A survey that comes back with an issue gives you information you need early. An encroachment or an easement conflict discovered before closing is a negotiating point. The same issue discovered on closing day is a problem with no good options.
Frequently Asked Questions
What is the fastest an ALTA survey can be completed?
Rush turnarounds are possible on simple properties. Some surveyors can deliver in seven to ten business days when the property is small, records are clean and no complex Table A items are required. Rush work typically costs more. Get a written quote before assuming speed is available.
What is a Table A item and why does it affect the timeline?

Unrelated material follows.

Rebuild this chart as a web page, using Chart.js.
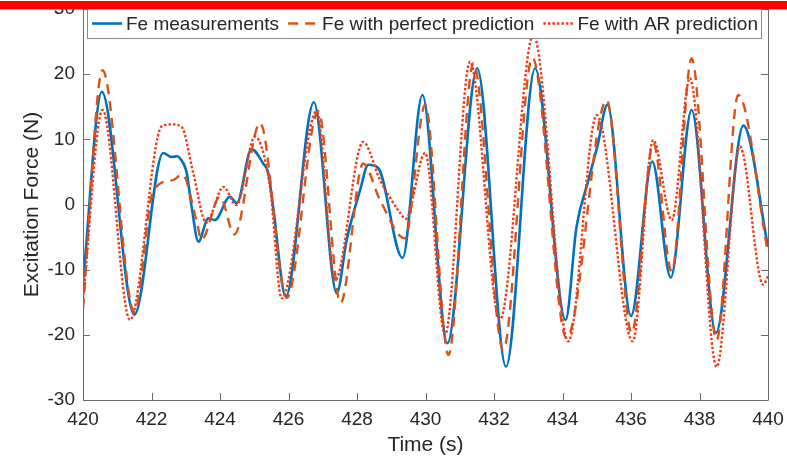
<!DOCTYPE html>
<html>
<head>
<meta charset="utf-8">
<script src="https://cdn.jsdelivr.net/npm/chart.js@4.4.1/dist/chart.umd.min.js"></script>
<style>
  html, body { margin: 0; padding: 0; background: #fff; }
</style>
</head>
<body>
<canvas id="fe" width="787" height="459"></canvas>
<script>
// ------------------------- Data -------------------------
const measTime = [420.0, 420.55, 421.50, 422.34, 422.58, 422.75, 422.83, 423.03, 423.17, 423.37, 423.66, 423.85,
  424.29, 424.49, 424.92, 425.26, 425.41, 425.55, 425.92, 426.74, 427.41, 427.70, 428.09, 428.33, 428.62, 429.33,
  429.91, 430.64, 431.51, 432.35, 433.20, 434.09, 434.41, 434.75, 435.02, 435.31, 436.00, 436.62, 437.16, 437.77,
  438.48, 439.28, 440.0];
const measVal = [-12.0, 17.3, -16.9, 7.9, 7.3, 7.4, 7.1, 4.8, -0.3, -5.7, -2.1, -2.4,
  1.2, 0.2, 8.5, 6.3, 4.8, -0.3, -14.1, 15.7, -13.6, -5.4, 2.2, 6.1, 5.6, -8.2,
  16.8, -21.3, 20.9, -24.9, 20.9, -17.7, -3.4, 3.6, 9.0, 15.3, -17.1, 6.6, -11.2, 14.5,
  -19.7, 12.1, -6.5];

const perfTime = [420.0, 420.57, 421.50, 422.0, 422.2, 422.65, 422.9, 423.32, 423.46, 424.0, 424.42, 425.17,
  425.95, 426.87, 427.52, 428.18, 428.67, 429.40, 429.99, 430.67, 431.40, 432.27, 433.12, 434.12, 435.29,
  436.02, 436.65, 437.19, 437.77, 438.50, 439.13, 440.0];
const perfVal = [-16.0, 20.6, -16.5, 1.2, 3.0, 3.8, 4.6, -2.6, -5.4, 1.2, -4.6, 12.5,
  -14.3, 14.3, -15.1, 6.3, 0.7, -5.2, 15.3, -23.1, 21.7, -22.3, 22.5, -20.5, 16.0,
  -19.7, 9.4, -10.3, 22.4, -20.8, 16.8, -7.5];

const arTime = [420.0, 420.57, 421.37, 422.3, 422.6, 422.88, 423.22, 423.6, 424.1, 424.48, 425.02, 425.46,
  425.8, 426.82, 427.36, 428.18, 428.67, 429.26, 429.42, 429.99, 430.57, 431.30, 432.17, 433.15, 434.17,
  435.0, 436.05, 436.65, 437.19, 437.72, 438.5, 439.18, 439.86, 440.0];
const arVal = [-14.5, 14.5, -17.7, 12.0, 12.3, 11.9, 4.8, -2.8, 2.7, -0.1, 10.4, 2.7,
  -14.4, 14.3, -11.6, 9.6, 3.8, -1.3, -2.2, 7.9, -20.0, 21.9, -17.7, 26.0, -21.0,
  13.7, -21.0, 9.9, -2.4, 19.4, -24.9, 8.9, -12.3, -11.0];

const seriesNames = ['Fe measurements', 'Fe with perfect prediction', 'Fe with AR prediction'];
const xTicks = { min: 420, max: 440, step: 2 };
const yTicks = { min: -30, max: 30, step: 10 };

// ------------------------- Styles -------------------------
const TEXT = '#262626';
const AXIS = '#6b6b6b';
const FONT = 'Liberation Sans, Arial, sans-serif';
const colors = ['#0072BD', '#D95319', '#F23A1A'];
const dashes = [[], [10, 7], [2.5, 2]];

function toPoints(t, v) {
  return t.map((x, i) => ({ x, y: v[i] }));
}

// inward tick marks + box, MATLAB style
const axesBox = {
  id: 'axesBox',
  afterDatasetsDraw(chart) {
    const { ctx, chartArea: a, scales: { x, y } } = chart;
    ctx.save();
    ctx.strokeStyle = AXIS;
    ctx.lineWidth = 1;
    ctx.beginPath();
    ctx.rect(a.left + 0.5, a.top + 0.5, a.right - a.left, a.bottom - a.top);
    x.ticks.forEach(t => {
      const px = Math.round(x.getPixelForValue(t.value)) + 0.5;
      ctx.moveTo(px, a.bottom); ctx.lineTo(px, a.bottom - 7);
      ctx.moveTo(px, a.top); ctx.lineTo(px, a.top + 7);
    });
    y.ticks.forEach(t => {
      const py = Math.round(y.getPixelForValue(t.value)) + 0.5;
      ctx.moveTo(a.left, py); ctx.lineTo(a.left + 7, py);
      ctx.moveTo(a.right, py); ctx.lineTo(a.right - 7, py);
    });
    ctx.stroke();
    ctx.restore();
  }
};

// legend box inside the axes, top
const boxLegend = {
  id: 'boxLegend',
  afterDatasetsDraw(chart) {
    const { ctx } = chart;
    const box = { left: 87, top: 4, right: 761, bottom: 38 };
    ctx.save();
    ctx.fillStyle = '#fff';
    ctx.fillRect(box.left, box.top, box.right - box.left, box.bottom - box.top);
    ctx.strokeStyle = '#8a8a8a';
    ctx.lineWidth = 1;
    ctx.strokeRect(box.left + 0.5, box.top + 0.5, box.right - box.left, box.bottom - box.top);
    ctx.font = '19px ' + FONT;
    ctx.textBaseline = 'middle';
    ctx.fillStyle = TEXT;
    let cx = 92;
    const ly = 23.5;
    chart.data.datasets.forEach((ds, i) => {
      ctx.beginPath();
      ctx.strokeStyle = ds.borderColor;
      ctx.lineWidth = ds.borderWidth;
      ctx.setLineDash(ds.borderDash || []);
      ctx.moveTo(cx, ly); ctx.lineTo(cx + 30, ly);
      ctx.stroke();
      ctx.setLineDash([]);
      ctx.fillText(ds.label, cx + 34, ly + 1);
      cx += 34 + ctx.measureText(ds.label).width + 9;
    });
    ctx.restore();
  }
};

// red strip across the top
const topStrip = {
  id: 'topStrip',
  afterDraw(chart) {
    const { ctx } = chart;
    ctx.save();
    ctx.fillStyle = '#ff0000';
    ctx.fillRect(0, 1, chart.width, 8.5);
    ctx.restore();
  }
};

const fe = new Chart(document.getElementById('fe'), {
  type: 'line',
  data: {
    datasets: [
      { label: seriesNames[0], data: toPoints(measTime, measVal), order: 2 },
      { label: seriesNames[1], data: toPoints(perfTime, perfVal), order: 1 },
      { label: seriesNames[2], data: toPoints(arTime, arVal), order: 0 }
    ].map((d, i) => Object.assign(d, {
      borderColor: colors[i],
      borderWidth: i === 0 ? 2.6 : 2.4,
      borderDash: dashes[i],
      borderCapStyle: 'butt',
      pointRadius: 0,
      fill: false,
      cubicInterpolationMode: 'monotone'
    }))
  },
  options: {
    responsive: false,
    animation: false,
    devicePixelRatio: 1,
    layout: { padding: { top: 9, right: 19, left: 0, bottom: 0 } },
    plugins: { legend: { display: false }, tooltip: { enabled: false } },
    scales: {
      x: {
        type: 'linear',
        min: xTicks.min, max: xTicks.max,
        grid: { display: false, drawTicks: false },
        border: { display: false },
        ticks: { stepSize: xTicks.step, padding: 8, maxRotation: 0, autoSkip: false,
          color: TEXT, font: { family: FONT, size: 19 } },
        title: { display: true, text: 'Time (s)', color: TEXT,
          font: { family: FONT, size: 21 }, padding: { top: 0, bottom: 1 } },
        afterFit: s => { s.height = 59; s.paddingLeft = 0; s.paddingRight = 0; }
      },
      y: {
        min: yTicks.min, max: yTicks.max,
        grid: { display: false, drawTicks: false },
        border: { display: false },
        ticks: { stepSize: yTicks.step, padding: 8,
          color: TEXT, font: { family: FONT, size: 19 } },
        title: { display: true, text: 'Excitation Force (N)', color: TEXT,
          font: { family: FONT, size: 21 }, padding: { top: 20, bottom: 0 } },
        afterFit: s => { s.width = 83; s.paddingTop = 0; s.paddingBottom = 0; }
      }
    }
  },
  plugins: [axesBox, boxLegend, topStrip]
});
</script>
</body>
</html>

Table A is a list of optional items that can be added to an ALTA survey at the request of the lender or buyer. Items like zoning reports, utility locations and flood zone determinations require additional research or outside coordination. Each item added to the scope adds time to the process.
Does a lender always require an ALTA survey for commercial transactions?
Most commercial lenders require an ALTA survey before closing. The survey confirms property boundaries, identifies easements and encroachments and verifies that all improvements sit within the legal boundaries. Some smaller transactions may accept a simpler survey, but most institutional lenders and title companies require ALTA.
Can you reuse an old ALTA survey for a new transaction?
An existing ALTA survey can sometimes be recertified if it’s recent and the property hasn’t changed. Most lenders require a survey no older than six to twelve months. If improvements have been added, boundaries have changed or new easements have been recorded, a new survey is required regardless of how recent the old one is.
What do ALTA and NSPS stand for?
ALTA stands for American Land Title Association. NSPS stands for National Society of Professional Surveyors. Together they publish the minimum standards all ALTA surveys must meet. The 2021 version of those standards defines exactly what the survey must show and how it must be certified. A survey that meets these standards will be accepted by any lender or title company in the country.